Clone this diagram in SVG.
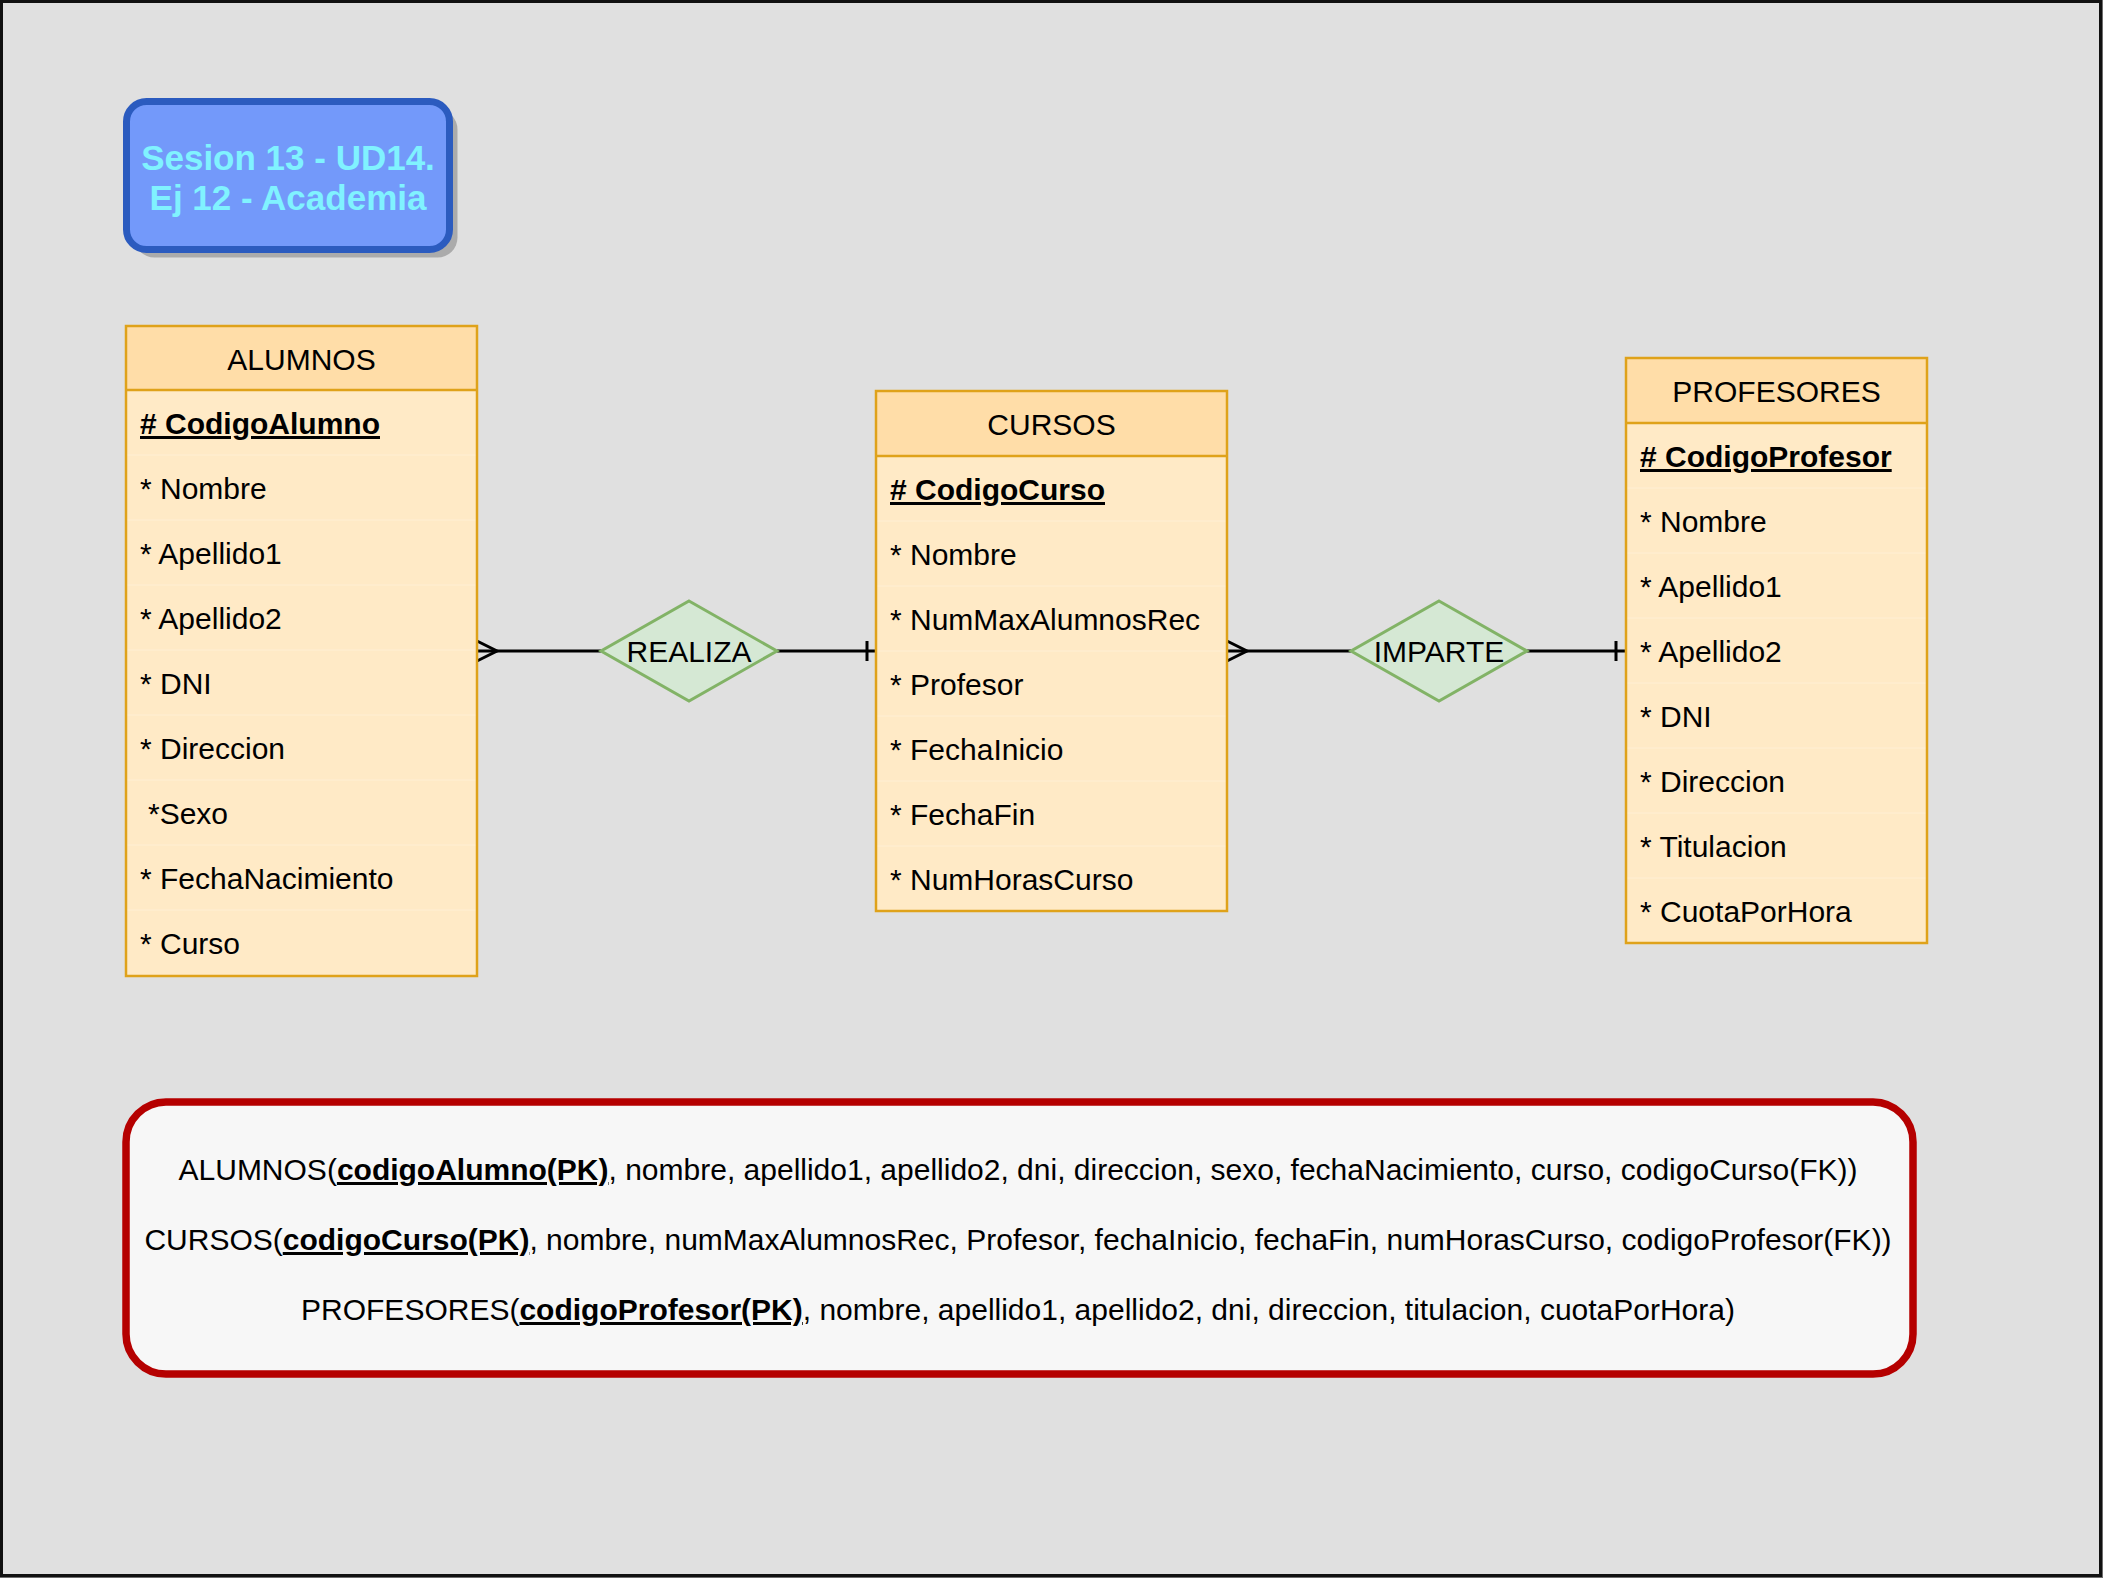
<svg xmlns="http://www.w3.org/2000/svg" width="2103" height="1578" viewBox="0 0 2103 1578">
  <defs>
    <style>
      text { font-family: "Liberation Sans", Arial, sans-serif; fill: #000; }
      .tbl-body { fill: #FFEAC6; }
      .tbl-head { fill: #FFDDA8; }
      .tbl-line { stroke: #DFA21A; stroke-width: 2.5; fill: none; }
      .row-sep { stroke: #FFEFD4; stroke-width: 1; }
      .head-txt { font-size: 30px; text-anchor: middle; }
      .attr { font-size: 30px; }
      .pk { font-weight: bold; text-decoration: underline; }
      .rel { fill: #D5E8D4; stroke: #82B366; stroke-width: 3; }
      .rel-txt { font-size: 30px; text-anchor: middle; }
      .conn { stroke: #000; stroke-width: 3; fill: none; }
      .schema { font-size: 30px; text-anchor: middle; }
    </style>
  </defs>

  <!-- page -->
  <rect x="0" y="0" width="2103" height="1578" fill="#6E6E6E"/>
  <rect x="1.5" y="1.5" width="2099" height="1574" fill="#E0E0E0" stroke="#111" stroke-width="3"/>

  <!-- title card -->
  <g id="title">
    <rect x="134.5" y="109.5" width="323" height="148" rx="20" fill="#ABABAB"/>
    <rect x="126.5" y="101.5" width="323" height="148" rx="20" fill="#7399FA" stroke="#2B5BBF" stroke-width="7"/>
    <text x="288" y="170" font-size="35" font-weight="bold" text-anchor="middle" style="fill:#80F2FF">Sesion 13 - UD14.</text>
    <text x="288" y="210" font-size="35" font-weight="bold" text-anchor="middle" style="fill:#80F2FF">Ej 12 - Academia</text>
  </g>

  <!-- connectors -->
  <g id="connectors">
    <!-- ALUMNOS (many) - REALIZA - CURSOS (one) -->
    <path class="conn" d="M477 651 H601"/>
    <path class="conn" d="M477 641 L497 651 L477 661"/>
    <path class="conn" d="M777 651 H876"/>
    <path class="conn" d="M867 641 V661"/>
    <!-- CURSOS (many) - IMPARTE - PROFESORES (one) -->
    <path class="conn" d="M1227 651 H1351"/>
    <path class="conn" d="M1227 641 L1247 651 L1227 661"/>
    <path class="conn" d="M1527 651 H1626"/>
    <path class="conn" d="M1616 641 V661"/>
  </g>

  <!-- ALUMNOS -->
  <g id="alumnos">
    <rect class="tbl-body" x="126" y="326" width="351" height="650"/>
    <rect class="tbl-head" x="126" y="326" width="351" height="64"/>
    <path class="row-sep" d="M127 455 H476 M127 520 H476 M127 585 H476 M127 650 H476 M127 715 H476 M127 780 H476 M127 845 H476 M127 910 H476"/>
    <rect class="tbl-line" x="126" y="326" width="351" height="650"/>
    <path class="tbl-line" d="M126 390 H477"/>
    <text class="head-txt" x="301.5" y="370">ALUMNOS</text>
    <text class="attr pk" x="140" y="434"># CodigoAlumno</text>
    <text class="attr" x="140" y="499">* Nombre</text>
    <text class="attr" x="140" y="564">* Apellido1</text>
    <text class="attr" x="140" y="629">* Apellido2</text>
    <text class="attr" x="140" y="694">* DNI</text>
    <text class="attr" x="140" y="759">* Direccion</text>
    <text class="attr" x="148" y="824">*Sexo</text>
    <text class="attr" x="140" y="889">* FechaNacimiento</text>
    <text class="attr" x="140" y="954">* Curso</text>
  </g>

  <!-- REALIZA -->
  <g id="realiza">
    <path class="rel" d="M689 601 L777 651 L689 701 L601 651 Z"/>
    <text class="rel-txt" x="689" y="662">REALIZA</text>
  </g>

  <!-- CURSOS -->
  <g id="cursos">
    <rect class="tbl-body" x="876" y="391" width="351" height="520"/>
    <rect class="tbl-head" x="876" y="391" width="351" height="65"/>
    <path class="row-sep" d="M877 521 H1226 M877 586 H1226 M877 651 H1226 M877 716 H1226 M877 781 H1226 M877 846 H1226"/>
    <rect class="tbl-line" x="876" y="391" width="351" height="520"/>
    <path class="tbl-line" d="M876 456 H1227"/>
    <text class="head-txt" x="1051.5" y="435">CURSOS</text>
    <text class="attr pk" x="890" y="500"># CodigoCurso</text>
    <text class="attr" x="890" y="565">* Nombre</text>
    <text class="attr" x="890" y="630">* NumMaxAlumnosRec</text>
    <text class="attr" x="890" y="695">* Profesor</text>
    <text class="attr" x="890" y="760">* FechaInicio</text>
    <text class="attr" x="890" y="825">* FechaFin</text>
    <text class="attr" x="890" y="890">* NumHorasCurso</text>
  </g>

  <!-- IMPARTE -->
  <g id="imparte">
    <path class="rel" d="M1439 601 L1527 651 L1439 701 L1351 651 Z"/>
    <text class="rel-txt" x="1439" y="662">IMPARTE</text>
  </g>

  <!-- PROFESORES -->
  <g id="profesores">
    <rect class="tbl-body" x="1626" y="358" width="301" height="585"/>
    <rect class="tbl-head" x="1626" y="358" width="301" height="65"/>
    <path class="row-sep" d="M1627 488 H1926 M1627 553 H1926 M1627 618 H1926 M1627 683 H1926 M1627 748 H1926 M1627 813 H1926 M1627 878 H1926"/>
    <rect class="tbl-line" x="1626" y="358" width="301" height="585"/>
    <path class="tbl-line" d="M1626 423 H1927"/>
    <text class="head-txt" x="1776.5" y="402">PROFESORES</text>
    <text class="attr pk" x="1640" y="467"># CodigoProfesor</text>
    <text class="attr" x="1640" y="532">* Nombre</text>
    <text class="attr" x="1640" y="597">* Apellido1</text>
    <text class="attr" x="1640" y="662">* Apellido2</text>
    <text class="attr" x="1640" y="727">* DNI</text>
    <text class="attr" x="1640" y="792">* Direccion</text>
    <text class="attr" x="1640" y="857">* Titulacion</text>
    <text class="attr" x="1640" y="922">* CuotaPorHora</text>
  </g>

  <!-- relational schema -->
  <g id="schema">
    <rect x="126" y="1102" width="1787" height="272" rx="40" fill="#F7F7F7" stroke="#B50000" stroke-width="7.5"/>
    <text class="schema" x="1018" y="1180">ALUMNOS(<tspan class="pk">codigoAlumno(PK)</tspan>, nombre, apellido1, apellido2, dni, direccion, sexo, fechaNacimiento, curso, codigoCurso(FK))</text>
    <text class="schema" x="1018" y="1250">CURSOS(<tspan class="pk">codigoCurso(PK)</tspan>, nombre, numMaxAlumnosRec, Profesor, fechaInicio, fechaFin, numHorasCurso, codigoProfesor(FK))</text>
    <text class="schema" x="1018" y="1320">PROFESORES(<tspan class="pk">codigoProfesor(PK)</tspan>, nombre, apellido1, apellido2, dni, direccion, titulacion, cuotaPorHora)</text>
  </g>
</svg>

● ● ●

> Direction: Exclude the images and reproduce the remaining data exactly.

> Answer in full:
Clone this diagram in SVG.
<svg xmlns="http://www.w3.org/2000/svg" width="2103" height="1578" viewBox="0 0 2103 1578">
  <defs>
    <style>
      text { font-family: "Liberation Sans", Arial, sans-serif; fill: #000; }
      .tbl-body { fill: #FFEAC6; }
      .tbl-head { fill: #FFDDA8; }
      .tbl-line { stroke: #DFA21A; stroke-width: 2.5; fill: none; }
      .row-sep { stroke: #FFEFD4; stroke-width: 1; }
      .head-txt { font-size: 30px; text-anchor: middle; }
      .attr { font-size: 30px; }
      .pk { font-weight: bold; text-decoration: underline; }
      .rel { fill: #D5E8D4; stroke: #82B366; stroke-width: 3; }
      .rel-txt { font-size: 30px; text-anchor: middle; }
      .conn { stroke: #000; stroke-width: 3; fill: none; }
      .schema { font-size: 30px; text-anchor: middle; }
    </style>
  </defs>

  <!-- page -->
  <rect x="0" y="0" width="2103" height="1578" fill="#6E6E6E"/>
  <rect x="1.5" y="1.5" width="2099" height="1574" fill="#E0E0E0" stroke="#111" stroke-width="3"/>

  <!-- title card -->
  <g id="title">
    <rect x="134.5" y="109.5" width="323" height="148" rx="20" fill="#ABABAB"/>
    <rect x="126.5" y="101.5" width="323" height="148" rx="20" fill="#7399FA" stroke="#2B5BBF" stroke-width="7"/>
    <text x="288" y="170" font-size="35" font-weight="bold" text-anchor="middle" style="fill:#80F2FF">Sesion 13 - UD14.</text>
    <text x="288" y="210" font-size="35" font-weight="bold" text-anchor="middle" style="fill:#80F2FF">Ej 12 - Academia</text>
  </g>

  <!-- connectors -->
  <g id="connectors">
    <!-- ALUMNOS (many) - REALIZA - CURSOS (one) -->
    <path class="conn" d="M477 651 H601"/>
    <path class="conn" d="M477 641 L497 651 L477 661"/>
    <path class="conn" d="M777 651 H876"/>
    <path class="conn" d="M867 641 V661"/>
    <!-- CURSOS (many) - IMPARTE - PROFESORES (one) -->
    <path class="conn" d="M1227 651 H1351"/>
    <path class="conn" d="M1227 641 L1247 651 L1227 661"/>
    <path class="conn" d="M1527 651 H1626"/>
    <path class="conn" d="M1616 641 V661"/>
  </g>

  <!-- ALUMNOS -->
  <g id="alumnos">
    <rect class="tbl-body" x="126" y="326" width="351" height="650"/>
    <rect class="tbl-head" x="126" y="326" width="351" height="64"/>
    <path class="row-sep" d="M127 455 H476 M127 520 H476 M127 585 H476 M127 650 H476 M127 715 H476 M127 780 H476 M127 845 H476 M127 910 H476"/>
    <rect class="tbl-line" x="126" y="326" width="351" height="650"/>
    <path class="tbl-line" d="M126 390 H477"/>
    <text class="head-txt" x="301.5" y="370">ALUMNOS</text>
    <text class="attr pk" x="140" y="434"># CodigoAlumno</text>
    <text class="attr" x="140" y="499">* Nombre</text>
    <text class="attr" x="140" y="564">* Apellido1</text>
    <text class="attr" x="140" y="629">* Apellido2</text>
    <text class="attr" x="140" y="694">* DNI</text>
    <text class="attr" x="140" y="759">* Direccion</text>
    <text class="attr" x="148" y="824">*Sexo</text>
    <text class="attr" x="140" y="889">* FechaNacimiento</text>
    <text class="attr" x="140" y="954">* Curso</text>
  </g>

  <!-- REALIZA -->
  <g id="realiza">
    <path class="rel" d="M689 601 L777 651 L689 701 L601 651 Z"/>
    <text class="rel-txt" x="689" y="662">REALIZA</text>
  </g>

  <!-- CURSOS -->
  <g id="cursos">
    <rect class="tbl-body" x="876" y="391" width="351" height="520"/>
    <rect class="tbl-head" x="876" y="391" width="351" height="65"/>
    <path class="row-sep" d="M877 521 H1226 M877 586 H1226 M877 651 H1226 M877 716 H1226 M877 781 H1226 M877 846 H1226"/>
    <rect class="tbl-line" x="876" y="391" width="351" height="520"/>
    <path class="tbl-line" d="M876 456 H1227"/>
    <text class="head-txt" x="1051.5" y="435">CURSOS</text>
    <text class="attr pk" x="890" y="500"># CodigoCurso</text>
    <text class="attr" x="890" y="565">* Nombre</text>
    <text class="attr" x="890" y="630">* NumMaxAlumnosRec</text>
    <text class="attr" x="890" y="695">* Profesor</text>
    <text class="attr" x="890" y="760">* FechaInicio</text>
    <text class="attr" x="890" y="825">* FechaFin</text>
    <text class="attr" x="890" y="890">* NumHorasCurso</text>
  </g>

  <!-- IMPARTE -->
  <g id="imparte">
    <path class="rel" d="M1439 601 L1527 651 L1439 701 L1351 651 Z"/>
    <text class="rel-txt" x="1439" y="662">IMPARTE</text>
  </g>

  <!-- PROFESORES -->
  <g id="profesores">
    <rect class="tbl-body" x="1626" y="358" width="301" height="585"/>
    <rect class="tbl-head" x="1626" y="358" width="301" height="65"/>
    <path class="row-sep" d="M1627 488 H1926 M1627 553 H1926 M1627 618 H1926 M1627 683 H1926 M1627 748 H1926 M1627 813 H1926 M1627 878 H1926"/>
    <rect class="tbl-line" x="1626" y="358" width="301" height="585"/>
    <path class="tbl-line" d="M1626 423 H1927"/>
    <text class="head-txt" x="1776.5" y="402">PROFESORES</text>
    <text class="attr pk" x="1640" y="467"># CodigoProfesor</text>
    <text class="attr" x="1640" y="532">* Nombre</text>
    <text class="attr" x="1640" y="597">* Apellido1</text>
    <text class="attr" x="1640" y="662">* Apellido2</text>
    <text class="attr" x="1640" y="727">* DNI</text>
    <text class="attr" x="1640" y="792">* Direccion</text>
    <text class="attr" x="1640" y="857">* Titulacion</text>
    <text class="attr" x="1640" y="922">* CuotaPorHora</text>
  </g>

  <!-- relational schema -->
  <g id="schema">
    <rect x="126" y="1102" width="1787" height="272" rx="40" fill="#F7F7F7" stroke="#B50000" stroke-width="7.5"/>
    <text class="schema" x="1018" y="1180">ALUMNOS(<tspan class="pk">codigoAlumno(PK)</tspan>, nombre, apellido1, apellido2, dni, direccion, sexo, fechaNacimiento, curso, codigoCurso(FK))</text>
    <text class="schema" x="1018" y="1250">CURSOS(<tspan class="pk">codigoCurso(PK)</tspan>, nombre, numMaxAlumnosRec, Profesor, fechaInicio, fechaFin, numHorasCurso, codigoProfesor(FK))</text>
    <text class="schema" x="1018" y="1320">PROFESORES(<tspan class="pk">codigoProfesor(PK)</tspan>, nombre, apellido1, apellido2, dni, direccion, titulacion, cuotaPorHora)</text>
  </g>
</svg>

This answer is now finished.